The records that follow are to be repeated exactly, with the pictures removed.
+++ Information supplied +++
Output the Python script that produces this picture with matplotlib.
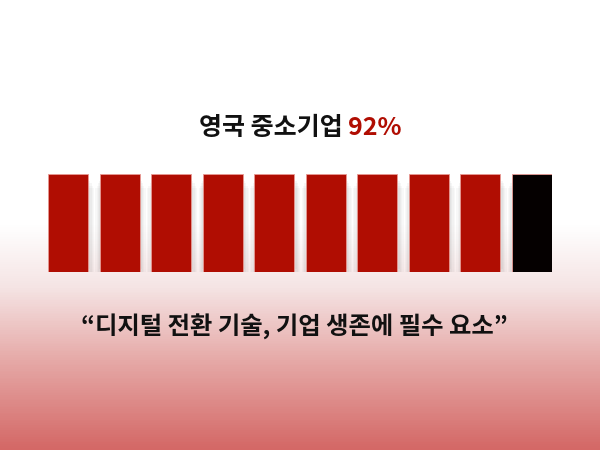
import numpy as np
import matplotlib.pyplot as plt
from matplotlib.colors import LinearSegmentedColormap

plt.rcParams['font.family'] = ['Noto Sans CJK KR', 'DejaVu Sans']

# ── Data ──────────────────────────────────────────────────────────────────────
title_main = '영국 중소기업 '
title_pct  = '92%'
quote      = '“디지털 전환 기술, 기업 생존에 필수 요소”'
n_units    = 10
n_filled   = 9
unit_vals  = [1] * n_units

RED   = '#b00d02'
BLACK = '#050000'
colors = [RED if i < n_filled else BLACK for i in range(n_units)]

# ── Figure + gradient background ──────────────────────────────────────────────
fig = plt.figure(figsize=(6, 4.5), dpi=100)
bg = fig.add_axes([0, 0, 1, 1])
bg.axis('off')
grad = LinearSegmentedColormap.from_list(
    'bg', [(0, '#ffffff'), (0.5, '#ffffff'), (0.64, '#f5e4e4'),
           (0.8, '#e6aaa8'), (1, '#d46866')])
g = np.linspace(0, 1, 450).reshape(-1, 1)
bg.imshow(g, aspect='auto', cmap=grad, extent=[0, 1, 0, 1], origin='upper')
bg.set_xlim(0, 1)
bg.set_ylim(0, 1)

# ── Unit bars ─────────────────────────────────────────────────────────────────
ax = fig.add_axes([48 / 600, (450 - 272) / 450, 504 / 600, 98 / 450])
ax.axis('off')
x = np.arange(n_units)
w = 0.776

# soft drop shadow, mostly below the bars
for k, a in enumerate([0.04, 0.04, 0.05, 0.05]):
    grow = 0.2 - k * 0.05
    ax.bar(x + 0.02, np.array(unit_vals) * 0.9, width=w + grow,
           bottom=0.05 - grow * 0.45, color='#606060', alpha=a, linewidth=0)
ax.bar(x, unit_vals, width=w, color=colors, edgecolor='#e89a94', linewidth=0.6)
ax.set_xlim(-w / 2, n_units - 1 + w / 2)
ax.set_ylim(0, 1)

# ── Texts ─────────────────────────────────────────────────────────────────────
ty = 1 - 128 / 450
t1 = fig.text(0.5, ty, title_main + title_pct, ha='center', va='center',
              fontsize=18, fontweight='heavy', alpha=0)
fig.canvas.draw()
x0 = t1.get_window_extent().x0 / fig.bbox.width
tm = fig.text(x0, ty, title_main, ha='left', va='center',
              fontsize=18, fontweight='heavy', color='#111111')
fig.canvas.draw()
fig.text(tm.get_window_extent().x1 / fig.bbox.width, ty, title_pct, ha='left',
         va='center', fontsize=18, fontweight='heavy', color=RED)

fig.text(0.49, 1 - 327 / 450, quote, ha='center', va='center',
         fontsize=17.5, fontweight='heavy', color='#111111')

fig.savefig('out.png', dpi=100)
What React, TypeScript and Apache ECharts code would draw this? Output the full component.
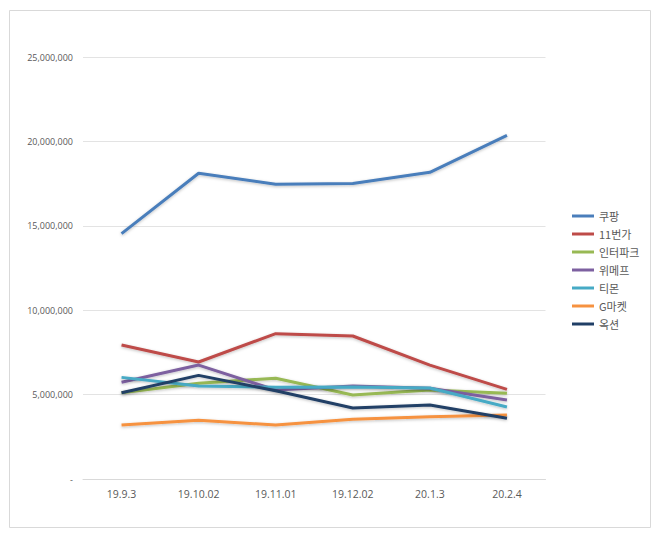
import React, { useEffect, useRef } from "react";
import * as echarts from "echarts";

const categories = ["19.9.3", "19.10.02", "19.11.01", "19.12.02", "20.1.3", "20.2.4"];
const seriesNames = ["쿠팡", "11번가", "인터파크", "위메프", "티몬", "G마켓", "옥션"];
const coupang = [14540000, 18110000, 17460000, 17500000, 18170000, 20360000];
const st11 = [7940000, 6930000, 8610000, 8470000, 6750000, 5310000];
const interpark = [5110000, 5670000, 5970000, 4980000, 5270000, 5080000];
const wemakeprice = [5730000, 6750000, 5270000, 5510000, 5370000, 4680000];
const tmon = [6020000, 5510000, 5430000, 5450000, 5390000, 4270000];
const gmarket = [3200000, 3480000, 3200000, 3540000, 3690000, 3790000];
const auction = [5110000, 6140000, 5230000, 4210000, 4380000, 3600000];
const colors = ["#4a7ebb", "#be4b48", "#98b954", "#7d60a0", "#46aac5", "#f69240", "#203f66"];

export default function App() {
  const ref = useRef<HTMLDivElement>(null);
  useEffect(() => {
    if (!ref.current) return;
    const chart = echarts.init(ref.current, null, { renderer: "svg" });
    const data = [coupang, st11, interpark, wemakeprice, tmon, gmarket, auction];
    chart.setOption({
      animation: false,
      backgroundColor: "#ffffff",
      graphic: [
        {
          type: "rect",
          shape: { x: 9.5, y: 10.5, width: 641, height: 517 },
          style: { fill: "none", stroke: "#d9d9d9", lineWidth: 1 },
          silent: true,
        },
      ],
      grid: { left: 83, right: 114.5, top: 57, bottom: 59 },
      legend: {
        orient: "vertical",
        left: 567,
        top: 205,
        icon: "rect",
        itemWidth: 22,
        itemHeight: 3,
        itemGap: 6,
        data: seriesNames,
        textStyle: {
          fontFamily: "'Noto Sans CJK KR', 'Noto Sans', sans-serif",
          fontSize: 11,
          lineHeight: 12,
          color: "#595959",
        },
      },
      xAxis: {
        type: "category",
        data: categories,
        boundaryGap: true,
        axisLine: { lineStyle: { color: "#d9d9d9" } },
        axisTick: { show: false },
        axisLabel: {
          margin: 9,
          fontSize: 10.5,
          color: "#595959",
          fontFamily: "'Open Sans', 'Noto Sans', sans-serif",
        },
      },
      yAxis: {
        type: "value",
        min: 0,
        max: 25000000,
        interval: 5000000,
        axisLine: { show: false },
        axisTick: { show: false },
        splitLine: { lineStyle: { color: "#e3e3e3" } },
        axisLabel: {
          margin: 10,
          fontSize: 9,
          color: "#595959",
          fontFamily: "'Open Sans', 'Noto Sans', sans-serif",
          formatter: (v: number) => (v === 0 ? "-" : v.toLocaleString("en-US")),
        },
      },
      series: seriesNames.map((name, i) => ({
        name,
        type: "line",
        data: data[i],
        symbol: "none",
        color: colors[i],
        lineStyle: {
          width: 3,
          color: colors[i],
          shadowColor: "rgba(0,0,0,0.25)",
          shadowBlur: 3,
          shadowOffsetY: 1,
        },
      })),
    });
    return () => chart.dispose();
  }, []);
  return (
    <div style={{ position: "absolute", left: 0, top: 0, width: 660, height: 538 }}>
      <div ref={ref} style={{ width: 660, height: 538 }} />
    </div>
  );
}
+++
The result:
Output the Python script that produces this picture with matplotlib.
import numpy as np
import matplotlib.pyplot as plt
from matplotlib.colors import LinearSegmentedColormap

plt.rcParams['font.family'] = ['Noto Sans CJK KR', 'DejaVu Sans']

# ── Data ──────────────────────────────────────────────────────────────────────
title_main = '영국 중소기업 '
title_pct  = '92%'
quote      = '“디지털 전환 기술, 기업 생존에 필수 요소”'
n_units    = 10
n_filled   = 9
unit_vals  = [1] * n_units

RED   = '#b00d02'
BLACK = '#050000'
colors = [RED if i < n_filled else BLACK for i in range(n_units)]

# ── Figure + gradient background ──────────────────────────────────────────────
fig = plt.figure(figsize=(6, 4.5), dpi=100)
bg = fig.add_axes([0, 0, 1, 1])
bg.axis('off')
grad = LinearSegmentedColormap.from_list(
    'bg', [(0, '#ffffff'), (0.5, '#ffffff'), (0.64, '#f5e4e4'),
           (0.8, '#e6aaa8'), (1, '#d46866')])
g = np.linspace(0, 1, 450).reshape(-1, 1)
bg.imshow(g, aspect='auto', cmap=grad, extent=[0, 1, 0, 1], origin='upper')
bg.set_xlim(0, 1)
bg.set_ylim(0, 1)

# ── Unit bars ─────────────────────────────────────────────────────────────────
ax = fig.add_axes([48 / 600, (450 - 272) / 450, 504 / 600, 98 / 450])
ax.axis('off')
x = np.arange(n_units)
w = 0.776

# soft drop shadow, mostly below the bars
for k, a in enumerate([0.04, 0.04, 0.05, 0.05]):
    grow = 0.2 - k * 0.05
    ax.bar(x + 0.02, np.array(unit_vals) * 0.9, width=w + grow,
           bottom=0.05 - grow * 0.45, color='#606060', alpha=a, linewidth=0)
ax.bar(x, unit_vals, width=w, color=colors, edgecolor='#e89a94', linewidth=0.6)
ax.set_xlim(-w / 2, n_units - 1 + w / 2)
ax.set_ylim(0, 1)

# ── Texts ─────────────────────────────────────────────────────────────────────
ty = 1 - 128 / 450
t1 = fig.text(0.5, ty, title_main + title_pct, ha='center', va='center',
              fontsize=18, fontweight='heavy', alpha=0)
fig.canvas.draw()
x0 = t1.get_window_extent().x0 / fig.bbox.width
tm = fig.text(x0, ty, title_main, ha='left', va='center',
              fontsize=18, fontweight='heavy', color='#111111')
fig.canvas.draw()
fig.text(tm.get_window_extent().x1 / fig.bbox.width, ty, title_pct, ha='left',
         va='center', fontsize=18, fontweight='heavy', color=RED)

fig.text(0.49, 1 - 327 / 450, quote, ha='center', va='center',
         fontsize=17.5, fontweight='heavy', color='#111111')

fig.savefig('out.png', dpi=100)
What React, TypeScript and Apache ECharts code would draw this? Output the full component.
import React, { useEffect, useRef } from "react";
import * as echarts from "echarts";

const categories = ["19.9.3", "19.10.02", "19.11.01", "19.12.02", "20.1.3", "20.2.4"];
const seriesNames = ["쿠팡", "11번가", "인터파크", "위메프", "티몬", "G마켓", "옥션"];
const coupang = [14540000, 18110000, 17460000, 17500000, 18170000, 20360000];
const st11 = [7940000, 6930000, 8610000, 8470000, 6750000, 5310000];
const interpark = [5110000, 5670000, 5970000, 4980000, 5270000, 5080000];
const wemakeprice = [5730000, 6750000, 5270000, 5510000, 5370000, 4680000];
const tmon = [6020000, 5510000, 5430000, 5450000, 5390000, 4270000];
const gmarket = [3200000, 3480000, 3200000, 3540000, 3690000, 3790000];
const auction = [5110000, 6140000, 5230000, 4210000, 4380000, 3600000];
const colors = ["#4a7ebb", "#be4b48", "#98b954", "#7d60a0", "#46aac5", "#f69240", "#203f66"];

export default function App() {
  const ref = useRef<HTMLDivElement>(null);
  useEffect(() => {
    if (!ref.current) return;
    const chart = echarts.init(ref.current, null, { renderer: "svg" });
    const data = [coupang, st11, interpark, wemakeprice, tmon, gmarket, auction];
    chart.setOption({
      animation: false,
      backgroundColor: "#ffffff",
      graphic: [
        {
          type: "rect",
          shape: { x: 9.5, y: 10.5, width: 641, height: 517 },
          style: { fill: "none", stroke: "#d9d9d9", lineWidth: 1 },
          silent: true,
        },
      ],
      grid: { left: 83, right: 114.5, top: 57, bottom: 59 },
      legend: {
        orient: "vertical",
        left: 567,
        top: 205,
        icon: "rect",
        itemWidth: 22,
        itemHeight: 3,
        itemGap: 6,
        data: seriesNames,
        textStyle: {
          fontFamily: "'Noto Sans CJK KR', 'Noto Sans', sans-serif",
          fontSize: 11,
          lineHeight: 12,
          color: "#595959",
        },
      },
      xAxis: {
        type: "category",
        data: categories,
        boundaryGap: true,
        axisLine: { lineStyle: { color: "#d9d9d9" } },
        axisTick: { show: false },
        axisLabel: {
          margin: 9,
          fontSize: 10.5,
          color: "#595959",
          fontFamily: "'Open Sans', 'Noto Sans', sans-serif",
        },
      },
      yAxis: {
        type: "value",
        min: 0,
        max: 25000000,
        interval: 5000000,
        axisLine: { show: false },
        axisTick: { show: false },
        splitLine: { lineStyle: { color: "#e3e3e3" } },
        axisLabel: {
          margin: 10,
          fontSize: 9,
          color: "#595959",
          fontFamily: "'Open Sans', 'Noto Sans', sans-serif",
          formatter: (v: number) => (v === 0 ? "-" : v.toLocaleString("en-US")),
        },
      },
      series: seriesNames.map((name, i) => ({
        name,
        type: "line",
        data: data[i],
        symbol: "none",
        color: colors[i],
        lineStyle: {
          width: 3,
          color: colors[i],
          shadowColor: "rgba(0,0,0,0.25)",
          shadowBlur: 3,
          shadowOffsetY: 1,
        },
      })),
    });
    return () => chart.dispose();
  }, []);
  return (
    <div style={{ position: "absolute", left: 0, top: 0, width: 660, height: 538 }}>
      <div ref={ref} style={{ width: 660, height: 538 }} />
    </div>
  );
}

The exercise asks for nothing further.